The coronavirus crisis has hit the hospitality industry hard. The unemployment rate increased from 5.2 per cent to 6.2 per cent from March to April, according to the Australian Bureau of Statistics, with the number of unemployed people jumping from 104,500 people to 823,300. Jobs in the food and accommodation sector alone have slumped by a third.
In response, Melbourne-based social enterprise Streetsmart has launched Smartmeals, a program aimed at keeping hospitality staff employed while providing food security in vulnerable communities. Smartmeals connects community groups that provide support for those affected by homelessness or unemployment with restaurants, cafes and other venues in Melbourne, Sydney, Woollongong, Brisbane and the Gold Coast.
Keeping chefs in kitchens and feeding vulnerable groups has been a “double win” for the two communities, which have both been heavily affected by the coronavirus pandemic, according to Streetsmart co-founder Geoff Hills.
“[Many] charity meal programs had to shut down because of coronavirus, so we got in touch with hospitality businesses that had all these skilled employees facing unemployment and put them to work,” says Hills. “It made sense to bring these two affected industries together to help prop each other up.”
Streetsmart has partnered with eight venues around Australia to deliver the service, including Melbourne’s Ladro and Earl Canteen, and Single O in Sydney. The venues then cook and deliver meals to local community groups, such as St Mary’s House of Welcome in Fitzroy, Melbourne, or the Gold Coast Youth Service, which distribute the food to those in need.
Earl Canteen co-owner Jackie Middleton and Ladro co-owner Sean Kierce were instrumental in getting the program off the ground, Hills says.
“The way it’s been built has been thanks to the efforts of Sean and Jackie, particularly at the beginning. They helped give us legs by providing feedback around our trial period on what was and wasn’t working,” he says.
The Smartmeals campaign has already seen 8450 meals delivered to people in need around the country, and almost $73,000 distributed to hospitality businesses. (Streetsmart has raised more than $6 million to support social services in Australia since it began operating in 2003, through annual initiatives involving the country’s cafe and restaurant communities.)
The program has also given venues some flexibility in the kitchen.

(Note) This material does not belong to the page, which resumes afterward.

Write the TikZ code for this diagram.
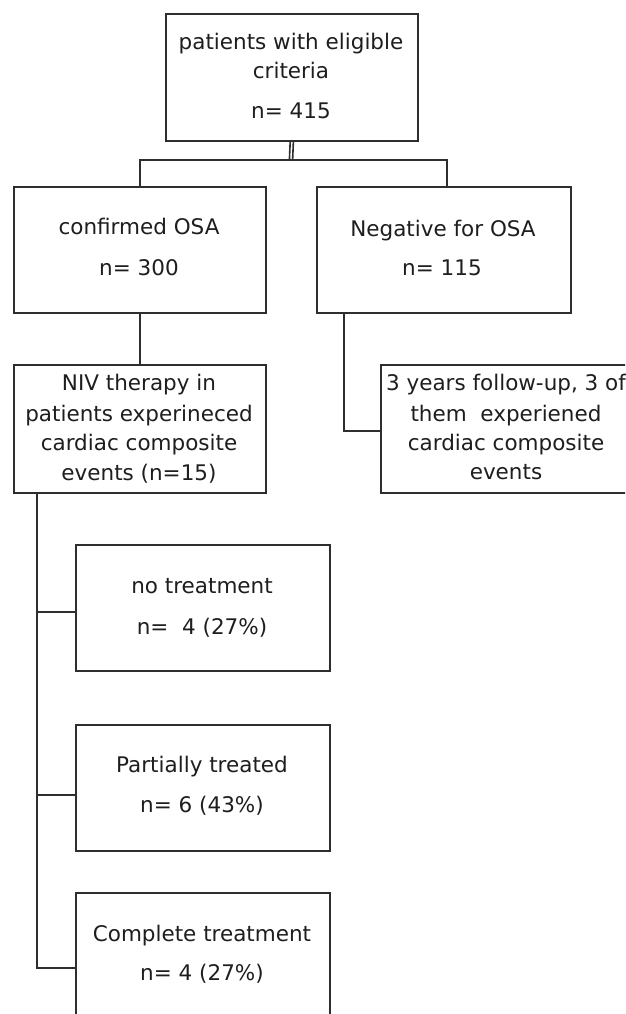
\documentclass[tikz,border=0pt]{standalone}
\usepackage{fontspec}
\setmainfont{DejaVu Sans}
\definecolor{linecol}{HTML}{2E2E2E}
\definecolor{txtcol}{HTML}{1E1E1E}
\begin{document}
\begin{tikzpicture}[x=1pt,y=-1pt,
  box/.style={draw=linecol, line width=1.6pt, minimum width=252pt, minimum height=127pt, inner sep=0pt, anchor=north west, fill=white},
  txt/.style={text=txtcol, anchor=base, inner sep=0pt, font=\fontsize{21.5}{30}\selectfont},
  conn/.style={draw=linecol, line width=1.6pt}]
\clip (0,0) rectangle (625,1014);
\fill[white] (0,0) rectangle (625,1014);
% boxes
\node[box] (top)  at (165,13) {};
\node[box, minimum height=126pt] (conf) at (13,186) {};
\node[box, minimum width=254pt, minimum height=126pt] (neg) at (316,186) {};
\node[box, minimum height=128pt] (niv) at (13,364) {};
\node[box, minimum height=128pt] (fol) at (380,364) {};
\node[box, minimum width=254pt, minimum height=126pt] (notr) at (75,544) {};
\node[box, minimum width=254pt, minimum height=126pt] (part) at (75,724) {};
\node[box, minimum width=254pt, minimum height=126pt] (comp) at (75,892) {};
% texts
\node[txt] (top1) at (291,50) {patients with eligible};
\node[txt] (top2) at (291,79) {criteria};
\node[txt] (top3) at (291,119) {n= 415};
\node[txt] (conf1) at (139,234) {confirmed OSA};
\node[txt] (conf2) at (139,275) {n= 300};
\node[txt] (neg1) at (443,236) {Negative for OSA};
\node[txt] (neg2) at (442,275) {n= 115};
\node[txt] (niv1) at (139,390) {NIV therapy in};
\node[txt] (niv2) at (139,421) {patients experineced};
\node[txt] (niv3) at (139,450) {cardiac composite};
\node[txt] (niv4) at (139,480) {events (n=15)};
\node[txt] (fol1) at (506,390) {3 years follow-up, 3 of};
\node[txt] (fol2) at (506,421) {them\ \ experiened};
\node[txt] (fol3) at (506,450) {cardiac composite};
\node[txt] (fol4) at (506,479) {events};
\node[txt] (notr1) at (202,593) {no treatment};
\node[txt] (notr2) at (202,634) {n=\ \ 4 (27\%)};
\node[txt] (part1) at (202,772) {Partially treated};
\node[txt] (part2) at (202,812) {n= 6 (43\%)};
\node[txt] (comp1) at (202,941) {Complete treatment};
\node[txt] (comp2) at (202,980) {n= 4 (27\%)};
% connectors
\coordinate (bar) at (291,160);
\draw[conn] ([xshift=-1.6pt]top.south) -- ([xshift=-1.6pt]bar);
\draw[conn] ([xshift=1.6pt]top.south) -- ([xshift=1.6pt]bar);
\draw[conn] (conf.north) |- (bar) -| ([xshift=3pt]neg.north);
\draw[conn] (conf.south) -- (niv.north);
\coordinate (negdrop) at ([xshift=-100pt]neg.south);
\draw[conn] (negdrop) |- ([yshift=-2pt]fol.west);
\coordinate (trunk) at ([xshift=24pt]niv.south west);
\path ([yshift=-4pt]notr.west) coordinate (a1);
\path ([yshift=-7pt]part.west) coordinate (a2);
\path ([yshift=-12pt]comp.west) coordinate (a3);
\draw[conn] (trunk) |- (a3);
\draw[conn] (trunk |- a1) -- (a1);
\draw[conn] (trunk |- a2) -- (a2);
\end{tikzpicture}
\end{document}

“With Earl Canteen we’re seeing gourmet sandwiches created with fresh fruit and vegetables, and we’ve had pasta and risotto coming from Ladro,” Hills says. “Venues are generally making things that they would normally cook but simplifying them to be more universally palatable and easily transportable.”
The success of the program means it will likely continue, even once restrictions are eased and hospitality businesses reopen for dine-in customers.
“At the beginning it was a week-by-week thing, but there’s been increasing demand for a service like this. The issue of food security for vulnerable individuals is long-term, even compared to the pandemic,” Hills says. “Community organisations that haven’t had meal programs in place are using us now to provide those, so I think we’ll continue to do that going forward.”